— START OF Exercise inputs —

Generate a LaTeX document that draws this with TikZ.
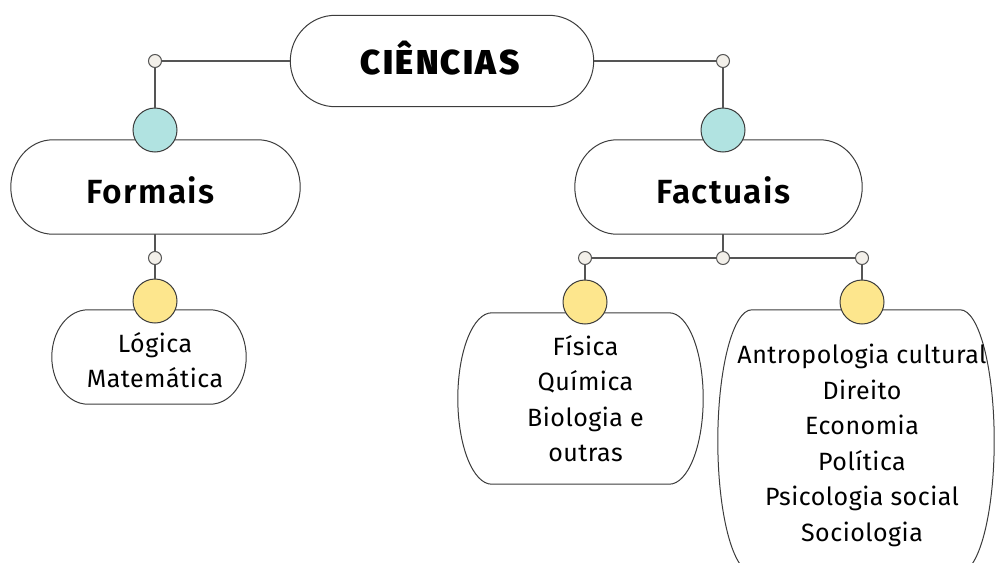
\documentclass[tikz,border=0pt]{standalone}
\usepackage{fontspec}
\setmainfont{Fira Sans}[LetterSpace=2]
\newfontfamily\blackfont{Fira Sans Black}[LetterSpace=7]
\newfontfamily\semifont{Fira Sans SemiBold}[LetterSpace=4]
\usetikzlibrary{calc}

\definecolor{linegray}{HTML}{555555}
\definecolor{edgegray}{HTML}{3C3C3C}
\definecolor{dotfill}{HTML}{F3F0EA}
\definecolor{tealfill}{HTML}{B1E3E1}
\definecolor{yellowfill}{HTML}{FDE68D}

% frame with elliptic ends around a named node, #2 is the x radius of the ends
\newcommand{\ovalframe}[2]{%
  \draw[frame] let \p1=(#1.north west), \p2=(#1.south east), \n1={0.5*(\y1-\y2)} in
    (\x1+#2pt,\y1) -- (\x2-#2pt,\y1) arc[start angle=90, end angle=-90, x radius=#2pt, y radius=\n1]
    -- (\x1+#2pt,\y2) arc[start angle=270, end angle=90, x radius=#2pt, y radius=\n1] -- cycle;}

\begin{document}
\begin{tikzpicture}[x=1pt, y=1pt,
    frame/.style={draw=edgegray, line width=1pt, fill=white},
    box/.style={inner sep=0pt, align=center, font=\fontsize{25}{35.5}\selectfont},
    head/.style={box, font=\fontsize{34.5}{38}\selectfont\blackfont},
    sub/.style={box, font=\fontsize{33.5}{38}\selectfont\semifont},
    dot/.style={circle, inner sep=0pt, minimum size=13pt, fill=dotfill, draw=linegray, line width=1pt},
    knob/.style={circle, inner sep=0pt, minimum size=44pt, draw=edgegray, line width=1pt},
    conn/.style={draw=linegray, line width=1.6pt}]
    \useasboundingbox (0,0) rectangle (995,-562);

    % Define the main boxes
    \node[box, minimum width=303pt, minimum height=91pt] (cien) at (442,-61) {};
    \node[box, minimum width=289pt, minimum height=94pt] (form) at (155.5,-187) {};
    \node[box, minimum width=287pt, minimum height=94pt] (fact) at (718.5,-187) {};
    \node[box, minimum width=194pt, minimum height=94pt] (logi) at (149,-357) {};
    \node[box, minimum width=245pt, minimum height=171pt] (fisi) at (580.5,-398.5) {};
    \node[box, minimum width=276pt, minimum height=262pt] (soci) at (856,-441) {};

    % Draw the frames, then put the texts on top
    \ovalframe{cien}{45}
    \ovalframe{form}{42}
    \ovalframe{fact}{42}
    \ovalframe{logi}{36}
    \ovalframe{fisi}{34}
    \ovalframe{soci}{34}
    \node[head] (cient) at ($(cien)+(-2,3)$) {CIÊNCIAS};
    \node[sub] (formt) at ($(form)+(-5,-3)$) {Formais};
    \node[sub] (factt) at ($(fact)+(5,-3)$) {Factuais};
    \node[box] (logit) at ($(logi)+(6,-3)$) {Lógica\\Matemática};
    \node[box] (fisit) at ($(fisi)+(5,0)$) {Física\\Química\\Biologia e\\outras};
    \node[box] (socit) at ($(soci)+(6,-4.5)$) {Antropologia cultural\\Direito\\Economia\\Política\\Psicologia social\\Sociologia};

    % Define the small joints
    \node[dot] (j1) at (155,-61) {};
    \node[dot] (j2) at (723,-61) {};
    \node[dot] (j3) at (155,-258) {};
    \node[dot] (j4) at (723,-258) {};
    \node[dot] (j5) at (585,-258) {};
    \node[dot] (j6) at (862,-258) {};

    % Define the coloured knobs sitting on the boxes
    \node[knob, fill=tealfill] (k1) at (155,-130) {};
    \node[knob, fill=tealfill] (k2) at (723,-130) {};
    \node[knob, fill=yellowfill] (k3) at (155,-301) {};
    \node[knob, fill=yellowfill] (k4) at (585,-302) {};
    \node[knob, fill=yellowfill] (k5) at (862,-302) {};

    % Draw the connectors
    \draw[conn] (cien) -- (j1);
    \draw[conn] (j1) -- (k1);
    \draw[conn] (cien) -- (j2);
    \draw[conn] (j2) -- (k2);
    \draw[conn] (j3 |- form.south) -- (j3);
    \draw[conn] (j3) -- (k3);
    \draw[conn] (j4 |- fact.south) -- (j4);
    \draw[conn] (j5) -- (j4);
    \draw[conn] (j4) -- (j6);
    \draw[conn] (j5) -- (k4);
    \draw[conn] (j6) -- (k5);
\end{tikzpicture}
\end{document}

— END OF Exercise inputs —
— START OF Exercise inputs —

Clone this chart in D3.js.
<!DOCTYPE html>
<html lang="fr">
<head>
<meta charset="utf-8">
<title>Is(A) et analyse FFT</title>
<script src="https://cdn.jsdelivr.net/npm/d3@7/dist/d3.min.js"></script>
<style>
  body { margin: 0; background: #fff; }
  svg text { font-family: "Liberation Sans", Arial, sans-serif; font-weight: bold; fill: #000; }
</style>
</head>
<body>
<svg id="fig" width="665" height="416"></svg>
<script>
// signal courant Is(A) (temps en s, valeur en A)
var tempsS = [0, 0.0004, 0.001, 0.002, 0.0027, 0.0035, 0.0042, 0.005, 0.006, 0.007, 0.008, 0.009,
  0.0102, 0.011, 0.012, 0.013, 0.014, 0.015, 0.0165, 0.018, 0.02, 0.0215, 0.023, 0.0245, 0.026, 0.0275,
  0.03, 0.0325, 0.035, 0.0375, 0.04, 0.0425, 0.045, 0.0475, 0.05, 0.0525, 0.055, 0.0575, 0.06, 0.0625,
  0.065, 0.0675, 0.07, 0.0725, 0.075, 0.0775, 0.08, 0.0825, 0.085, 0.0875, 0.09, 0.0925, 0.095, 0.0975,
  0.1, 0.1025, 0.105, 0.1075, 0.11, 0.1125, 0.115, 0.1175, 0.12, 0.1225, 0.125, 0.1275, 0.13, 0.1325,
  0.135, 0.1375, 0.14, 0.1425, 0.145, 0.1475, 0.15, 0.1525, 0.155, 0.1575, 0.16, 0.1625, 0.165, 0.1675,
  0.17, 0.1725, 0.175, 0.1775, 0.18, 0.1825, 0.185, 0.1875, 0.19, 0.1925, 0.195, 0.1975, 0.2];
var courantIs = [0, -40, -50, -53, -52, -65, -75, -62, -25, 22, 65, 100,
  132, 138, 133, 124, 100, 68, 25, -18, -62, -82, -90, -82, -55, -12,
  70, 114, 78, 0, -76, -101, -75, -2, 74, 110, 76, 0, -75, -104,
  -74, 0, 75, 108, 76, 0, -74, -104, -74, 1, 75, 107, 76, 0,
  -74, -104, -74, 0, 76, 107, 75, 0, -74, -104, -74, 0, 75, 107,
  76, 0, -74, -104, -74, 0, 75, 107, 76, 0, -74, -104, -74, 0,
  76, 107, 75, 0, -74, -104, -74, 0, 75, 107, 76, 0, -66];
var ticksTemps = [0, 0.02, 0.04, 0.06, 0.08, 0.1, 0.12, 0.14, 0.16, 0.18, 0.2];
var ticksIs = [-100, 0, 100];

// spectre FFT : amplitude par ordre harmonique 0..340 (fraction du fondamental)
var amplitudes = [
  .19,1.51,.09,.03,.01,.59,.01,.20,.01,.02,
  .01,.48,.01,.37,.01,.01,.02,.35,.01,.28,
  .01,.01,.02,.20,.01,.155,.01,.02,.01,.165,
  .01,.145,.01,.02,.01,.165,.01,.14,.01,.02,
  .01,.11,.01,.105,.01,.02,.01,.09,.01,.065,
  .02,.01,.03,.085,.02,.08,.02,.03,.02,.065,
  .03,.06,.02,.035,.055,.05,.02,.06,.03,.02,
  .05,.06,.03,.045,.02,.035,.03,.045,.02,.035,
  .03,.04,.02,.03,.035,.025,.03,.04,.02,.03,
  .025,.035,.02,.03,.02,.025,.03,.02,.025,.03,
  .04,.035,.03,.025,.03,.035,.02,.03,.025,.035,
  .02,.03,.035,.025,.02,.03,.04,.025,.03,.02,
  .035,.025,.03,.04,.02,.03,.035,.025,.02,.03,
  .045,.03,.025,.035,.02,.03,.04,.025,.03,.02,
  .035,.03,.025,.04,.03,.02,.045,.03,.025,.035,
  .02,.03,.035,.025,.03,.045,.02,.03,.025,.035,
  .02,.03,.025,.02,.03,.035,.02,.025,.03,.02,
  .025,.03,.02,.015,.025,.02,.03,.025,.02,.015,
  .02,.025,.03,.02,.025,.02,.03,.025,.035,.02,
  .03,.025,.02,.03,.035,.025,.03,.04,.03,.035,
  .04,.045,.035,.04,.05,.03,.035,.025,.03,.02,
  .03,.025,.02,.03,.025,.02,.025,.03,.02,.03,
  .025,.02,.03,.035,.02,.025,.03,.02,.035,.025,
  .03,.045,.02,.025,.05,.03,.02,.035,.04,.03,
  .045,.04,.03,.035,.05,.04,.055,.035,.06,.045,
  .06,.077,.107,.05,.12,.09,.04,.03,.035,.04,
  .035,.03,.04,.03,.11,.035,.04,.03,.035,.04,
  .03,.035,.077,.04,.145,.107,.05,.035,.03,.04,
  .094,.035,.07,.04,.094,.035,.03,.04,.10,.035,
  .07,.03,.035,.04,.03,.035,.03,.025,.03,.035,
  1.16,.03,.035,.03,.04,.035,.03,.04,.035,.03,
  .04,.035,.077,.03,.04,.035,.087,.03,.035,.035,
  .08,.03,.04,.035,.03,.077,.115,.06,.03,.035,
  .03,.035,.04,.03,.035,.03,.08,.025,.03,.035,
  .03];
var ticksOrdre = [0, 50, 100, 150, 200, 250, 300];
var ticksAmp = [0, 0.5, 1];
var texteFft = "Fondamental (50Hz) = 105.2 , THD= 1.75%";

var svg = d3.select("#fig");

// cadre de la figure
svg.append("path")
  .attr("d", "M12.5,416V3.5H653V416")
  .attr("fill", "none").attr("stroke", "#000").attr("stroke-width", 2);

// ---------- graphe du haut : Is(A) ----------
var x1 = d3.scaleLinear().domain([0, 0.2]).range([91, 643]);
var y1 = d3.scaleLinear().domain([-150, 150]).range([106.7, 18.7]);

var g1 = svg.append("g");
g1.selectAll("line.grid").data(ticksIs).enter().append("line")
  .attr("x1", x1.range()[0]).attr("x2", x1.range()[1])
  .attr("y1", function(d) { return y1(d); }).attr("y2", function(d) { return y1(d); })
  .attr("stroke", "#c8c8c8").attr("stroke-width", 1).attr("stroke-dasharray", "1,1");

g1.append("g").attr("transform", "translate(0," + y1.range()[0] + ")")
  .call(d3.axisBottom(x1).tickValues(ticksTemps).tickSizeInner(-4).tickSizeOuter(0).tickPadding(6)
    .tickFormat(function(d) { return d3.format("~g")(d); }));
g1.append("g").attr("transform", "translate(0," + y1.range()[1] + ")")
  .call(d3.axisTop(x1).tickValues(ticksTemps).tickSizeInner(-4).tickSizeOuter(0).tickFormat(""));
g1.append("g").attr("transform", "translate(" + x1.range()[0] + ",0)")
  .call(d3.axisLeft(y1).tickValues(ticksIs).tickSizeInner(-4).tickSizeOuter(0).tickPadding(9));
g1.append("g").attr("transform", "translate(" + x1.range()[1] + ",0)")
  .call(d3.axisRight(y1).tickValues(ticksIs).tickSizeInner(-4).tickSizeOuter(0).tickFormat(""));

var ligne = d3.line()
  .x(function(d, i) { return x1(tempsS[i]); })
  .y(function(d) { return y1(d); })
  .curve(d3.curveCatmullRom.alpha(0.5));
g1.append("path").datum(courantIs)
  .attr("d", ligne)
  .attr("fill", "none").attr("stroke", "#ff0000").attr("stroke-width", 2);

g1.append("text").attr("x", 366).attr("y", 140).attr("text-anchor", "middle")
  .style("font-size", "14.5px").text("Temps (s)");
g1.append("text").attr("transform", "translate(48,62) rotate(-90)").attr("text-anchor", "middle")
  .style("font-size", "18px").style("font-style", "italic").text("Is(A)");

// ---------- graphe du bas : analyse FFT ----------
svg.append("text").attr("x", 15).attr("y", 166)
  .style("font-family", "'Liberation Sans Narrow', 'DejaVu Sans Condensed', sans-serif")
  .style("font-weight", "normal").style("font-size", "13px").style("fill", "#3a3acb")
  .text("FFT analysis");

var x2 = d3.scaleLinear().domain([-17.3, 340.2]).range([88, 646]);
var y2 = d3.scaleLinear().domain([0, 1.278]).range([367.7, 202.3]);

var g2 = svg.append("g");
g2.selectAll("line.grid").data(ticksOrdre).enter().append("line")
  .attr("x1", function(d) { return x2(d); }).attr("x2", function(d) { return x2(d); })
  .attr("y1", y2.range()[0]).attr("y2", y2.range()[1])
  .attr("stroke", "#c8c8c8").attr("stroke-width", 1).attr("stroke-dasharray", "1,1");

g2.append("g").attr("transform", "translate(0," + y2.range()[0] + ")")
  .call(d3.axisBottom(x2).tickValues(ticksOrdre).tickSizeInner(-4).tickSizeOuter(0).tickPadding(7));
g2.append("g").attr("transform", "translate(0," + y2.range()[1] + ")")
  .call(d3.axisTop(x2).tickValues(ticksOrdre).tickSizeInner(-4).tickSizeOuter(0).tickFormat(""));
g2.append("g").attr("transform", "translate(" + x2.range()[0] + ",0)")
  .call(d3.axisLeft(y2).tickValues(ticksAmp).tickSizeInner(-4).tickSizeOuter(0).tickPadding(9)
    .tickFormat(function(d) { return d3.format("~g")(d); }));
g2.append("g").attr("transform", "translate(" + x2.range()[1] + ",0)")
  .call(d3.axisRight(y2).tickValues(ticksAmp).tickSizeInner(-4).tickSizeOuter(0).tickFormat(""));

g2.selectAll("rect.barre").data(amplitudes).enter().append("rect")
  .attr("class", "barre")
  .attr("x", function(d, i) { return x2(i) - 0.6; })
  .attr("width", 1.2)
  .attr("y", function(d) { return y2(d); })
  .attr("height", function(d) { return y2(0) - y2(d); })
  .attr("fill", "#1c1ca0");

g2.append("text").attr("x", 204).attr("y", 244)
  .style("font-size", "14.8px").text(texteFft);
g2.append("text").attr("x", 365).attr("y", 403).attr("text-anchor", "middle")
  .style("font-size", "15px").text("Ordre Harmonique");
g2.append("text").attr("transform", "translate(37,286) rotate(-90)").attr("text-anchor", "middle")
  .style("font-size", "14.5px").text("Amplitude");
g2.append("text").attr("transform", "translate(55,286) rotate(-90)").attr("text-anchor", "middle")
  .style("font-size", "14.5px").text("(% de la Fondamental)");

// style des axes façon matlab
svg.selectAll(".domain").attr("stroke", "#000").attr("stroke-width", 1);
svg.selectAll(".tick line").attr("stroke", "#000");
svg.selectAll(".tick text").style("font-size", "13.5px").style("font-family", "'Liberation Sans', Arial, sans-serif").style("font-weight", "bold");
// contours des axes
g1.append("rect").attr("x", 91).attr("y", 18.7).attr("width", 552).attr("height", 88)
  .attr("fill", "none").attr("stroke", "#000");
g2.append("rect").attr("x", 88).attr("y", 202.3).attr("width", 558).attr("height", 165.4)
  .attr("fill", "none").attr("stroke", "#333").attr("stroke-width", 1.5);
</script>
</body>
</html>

— END OF Exercise inputs —

Exercise instructions
What's needed is an exact copy of the records above from the line containing "Generate a LaTeX" down to the line containing "minimum width=276pt, minimum", both included, without any pictures.

Final answer
Generate a LaTeX document that draws this with TikZ.
\documentclass[tikz,border=0pt]{standalone}
\usepackage{fontspec}
\setmainfont{Fira Sans}[LetterSpace=2]
\newfontfamily\blackfont{Fira Sans Black}[LetterSpace=7]
\newfontfamily\semifont{Fira Sans SemiBold}[LetterSpace=4]
\usetikzlibrary{calc}

\definecolor{linegray}{HTML}{555555}
\definecolor{edgegray}{HTML}{3C3C3C}
\definecolor{dotfill}{HTML}{F3F0EA}
\definecolor{tealfill}{HTML}{B1E3E1}
\definecolor{yellowfill}{HTML}{FDE68D}

% frame with elliptic ends around a named node, #2 is the x radius of the ends
\newcommand{\ovalframe}[2]{%
  \draw[frame] let \p1=(#1.north west), \p2=(#1.south east), \n1={0.5*(\y1-\y2)} in
    (\x1+#2pt,\y1) -- (\x2-#2pt,\y1) arc[start angle=90, end angle=-90, x radius=#2pt, y radius=\n1]
    -- (\x1+#2pt,\y2) arc[start angle=270, end angle=90, x radius=#2pt, y radius=\n1] -- cycle;}

\begin{document}
\begin{tikzpicture}[x=1pt, y=1pt,
    frame/.style={draw=edgegray, line width=1pt, fill=white},
    box/.style={inner sep=0pt, align=center, font=\fontsize{25}{35.5}\selectfont},
    head/.style={box, font=\fontsize{34.5}{38}\selectfont\blackfont},
    sub/.style={box, font=\fontsize{33.5}{38}\selectfont\semifont},
    dot/.style={circle, inner sep=0pt, minimum size=13pt, fill=dotfill, draw=linegray, line width=1pt},
    knob/.style={circle, inner sep=0pt, minimum size=44pt, draw=edgegray, line width=1pt},
    conn/.style={draw=linegray, line width=1.6pt}]
    \useasboundingbox (0,0) rectangle (995,-562);

    % Define the main boxes
    \node[box, minimum width=303pt, minimum height=91pt] (cien) at (442,-61) {};
    \node[box, minimum width=289pt, minimum height=94pt] (form) at (155.5,-187) {};
    \node[box, minimum width=287pt, minimum height=94pt] (fact) at (718.5,-187) {};
    \node[box, minimum width=194pt, minimum height=94pt] (logi) at (149,-357) {};
    \node[box, minimum width=245pt, minimum height=171pt] (fisi) at (580.5,-398.5) {};
    \node[box, minimum width=276pt, minimum height=262pt] (soci) at (856,-441) {};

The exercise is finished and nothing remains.